John Ewart Akass (16 July 1933 - 4 June 1990), known as Jon Akass, was a British Fleet Street journalist. He entered Fleet Street as a journalist on the Daily Herald (which later became The Sun). The last years of his career were spent at the Daily Express following a brief period at Sir James Goldsmith's NOW! in 1981. Akass was named British columnist of the year in 1976.

==Life==
Akass was born in Bedford, England, and educated at Bedford Modern School between 1944 and 1949.

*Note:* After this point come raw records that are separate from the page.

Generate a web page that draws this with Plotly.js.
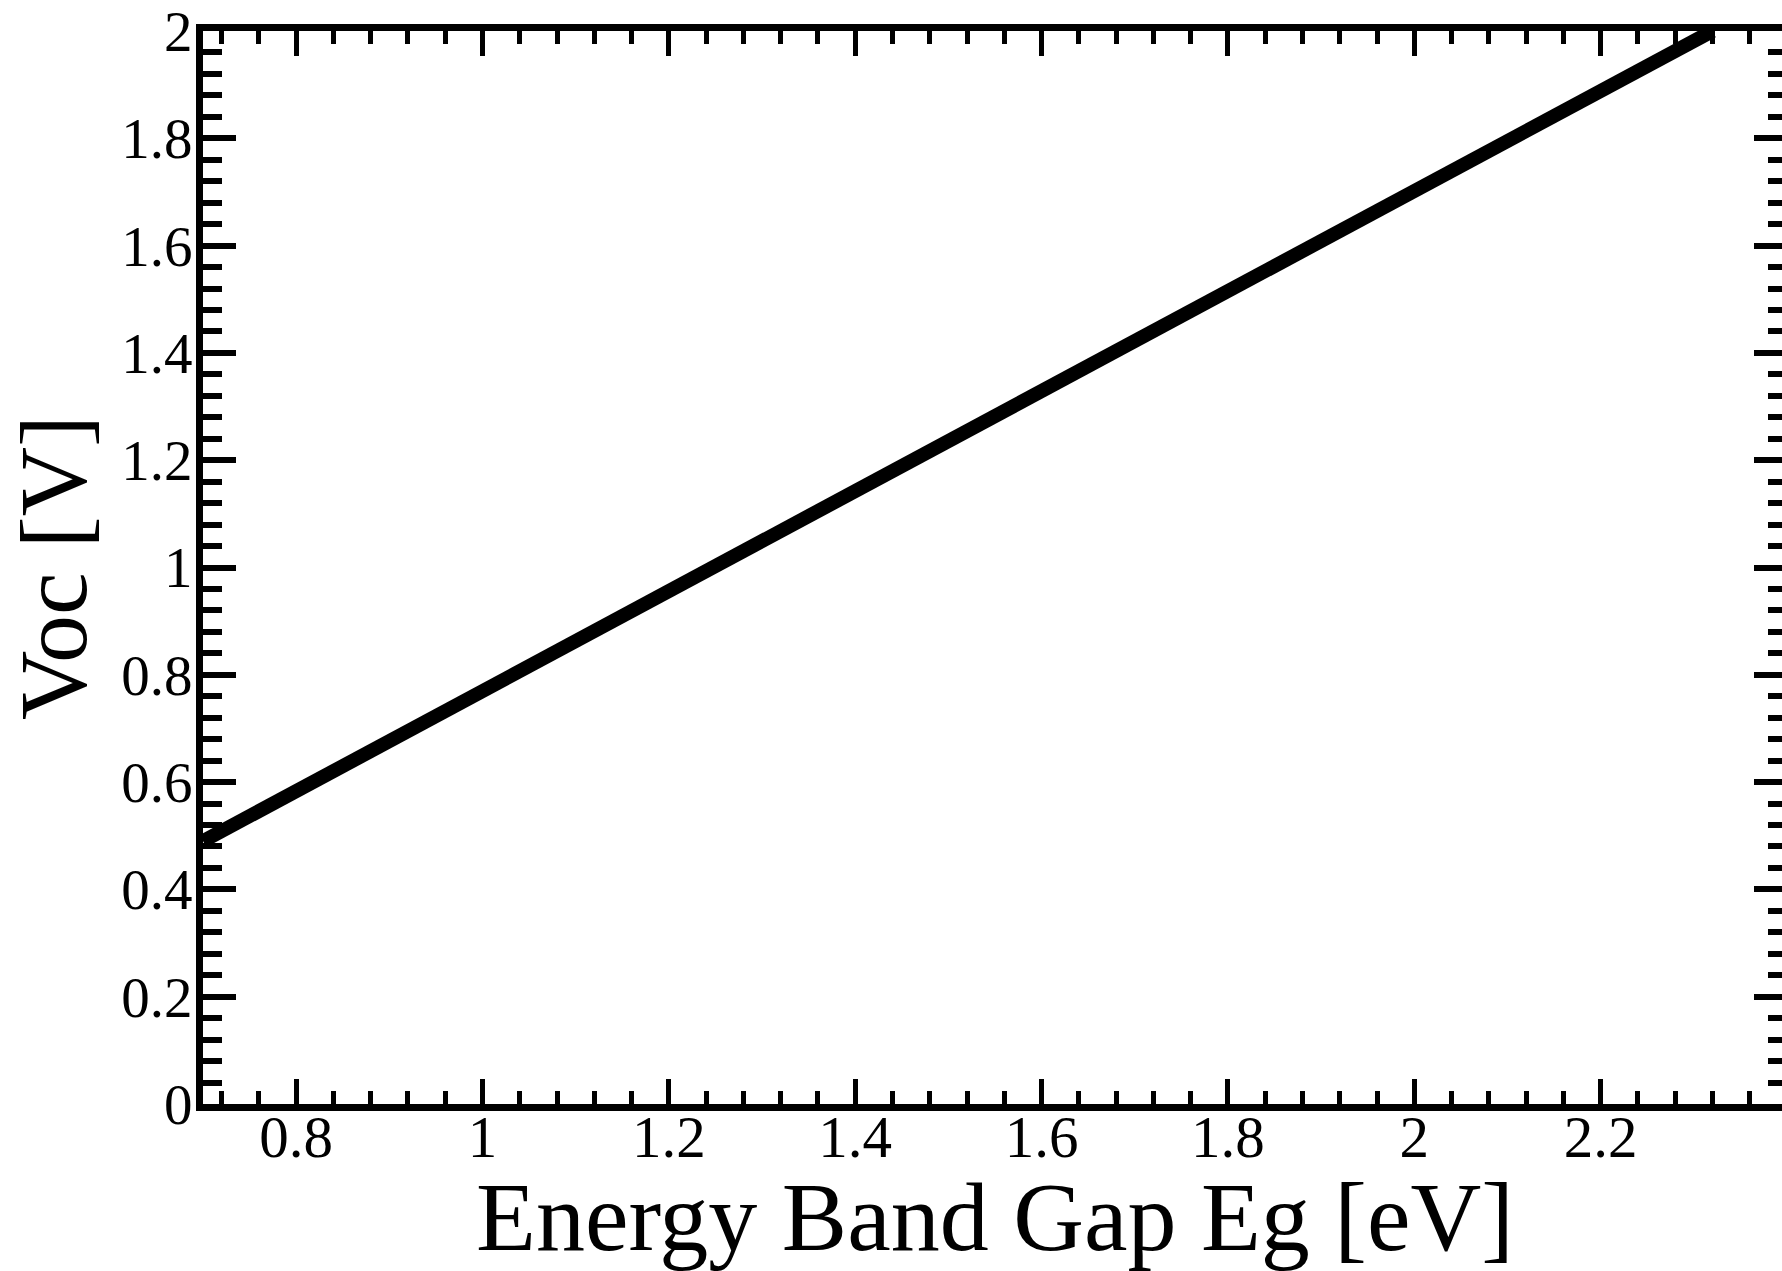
<!DOCTYPE html>
<html>
<head>
<meta charset="utf-8">
<script src="https://cdn.plot.ly/plotly-3.0.1.min.js"></script>
<style>
html, body { margin: 0; padding: 0; background: #ffffff; overflow: hidden; }
#chart { width: 1787px; height: 1271px; }
</style>
</head>
<body>
<div id="chart"></div>
<script>
// Data
const bandGap = [0.70, 1.00, 1.20, 1.40, 1.60, 1.80, 2.00, 2.20, 2.32];
const voc     = [0.49, 0.77, 0.955, 1.14, 1.33, 1.515, 1.70, 1.885, 2.00];

const xTickVals = [0.8, 1.0, 1.2, 1.4, 1.6, 1.8, 2.0, 2.2];
const xTickText = ['0.8', '1', '1.2', '1.4', '1.6', '1.8', '2', '2.2'];
const yTickVals = [0, 0.2, 0.4, 0.6, 0.8, 1.0, 1.2, 1.4, 1.6, 1.8, 2.0];
const yTickText = ['0', '0.2', '0.4', '0.6', '0.8', '1', '1.2', '1.4', '1.6', '1.8', '2'];

const serif = 'Liberation Serif, Times New Roman, serif';

const trace = {
  x: bandGap,
  y: voc,
  type: 'scatter',
  mode: 'lines',
  line: { color: '#000000', width: 14 },
  hoverinfo: 'skip',
  cliponaxis: false
};

const layout = {
  width: 1787,
  height: 1271,
  margin: { l: 203, r: 0, t: 31, b: 167 },
  paper_bgcolor: '#ffffff',
  plot_bgcolor: '#ffffff',
  showlegend: false,
  font: { family: serif, color: '#000000' },
  xaxis: {
    range: [0.7, 2.4],
    tickmode: 'array',
    tickvals: xTickVals,
    ticktext: xTickText,
    ticks: 'inside',
    ticklen: 25,
    tickwidth: 5,
    tickcolor: '#000000',
    minor: { dtick: 0.04, tick0: 0.8, ticks: 'inside', ticklen: 13, tickwidth: 5, tickcolor: '#000000', showgrid: false },
    showline: true,
    linewidth: 7,
    linecolor: '#000000',
    mirror: 'ticks',
    showgrid: false,
    zeroline: false,
    tickfont: { family: serif, size: 59, color: '#000000' },
    ticklabelstandoff: -25,
    ticklabeloverflow: 'allow',
    title: { text: 'Energy Band Gap Eg [eV]', font: { family: serif, size: 98, color: '#000000' }, standoff: 0 },
    automargin: false
  },
  yaxis: {
    range: [0, 2],
    tickmode: 'array',
    tickvals: yTickVals,
    ticktext: yTickText,
    ticks: 'inside',
    ticklen: 33,
    tickwidth: 6,
    tickcolor: '#000000',
    minor: { dtick: 0.04, tick0: 0, ticks: 'inside', ticklen: 19, tickwidth: 6, tickcolor: '#000000', showgrid: false },
    showline: true,
    linewidth: 7,
    linecolor: '#000000',
    mirror: 'ticks',
    showgrid: false,
    zeroline: false,
    tickfont: { family: serif, size: 57, color: '#000000' },
    ticklabelstandoff: -8,
    ticklabeloverflow: 'allow',
    title: { text: 'Voc [V]', font: { family: serif, size: 96, color: '#000000' }, standoff: 35 },
    automargin: false
  }
};

Plotly.newPlot('chart', [trace], layout, { displayModeBar: false, staticPlot: true });
</script>
</body>
</html>
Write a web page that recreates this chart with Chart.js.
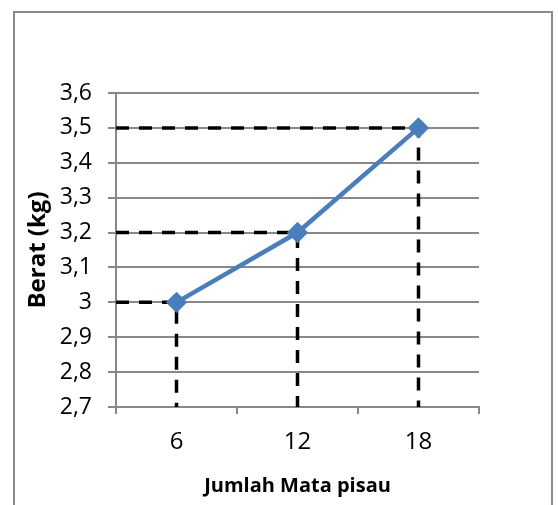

After National Service with the RAF, Akass joined the London office of the Glasgow Herald as a teaboy. He worked as a reporter on a local newspaper in Lincolnshire before joining the Daily Herald in Manchester, where he was responsible for the coverage of the Munich air disaster which claimed eight players of the Manchester United football team in 1958. He soon moved to the London offices of the Daily Herald where he worked alongside Dennis Potter and was given a regular column at the age of 24.

Akass stayed with The Sun, as the Daily Herald became, and continued with the paper when it was acquired by Rupert Murdoch in 1969 and underwent its transformation into a tabloid. Akass was named British columnist of the year in 1976. As a columnist, he joined the staff of Sir James Goldsmith's NOW! in 1981, two days before Goldsmith closed the magazine. He returned to his previous post, but was a columnist of the Daily Express in his last years. He was a personal friend of Michael Parkinson.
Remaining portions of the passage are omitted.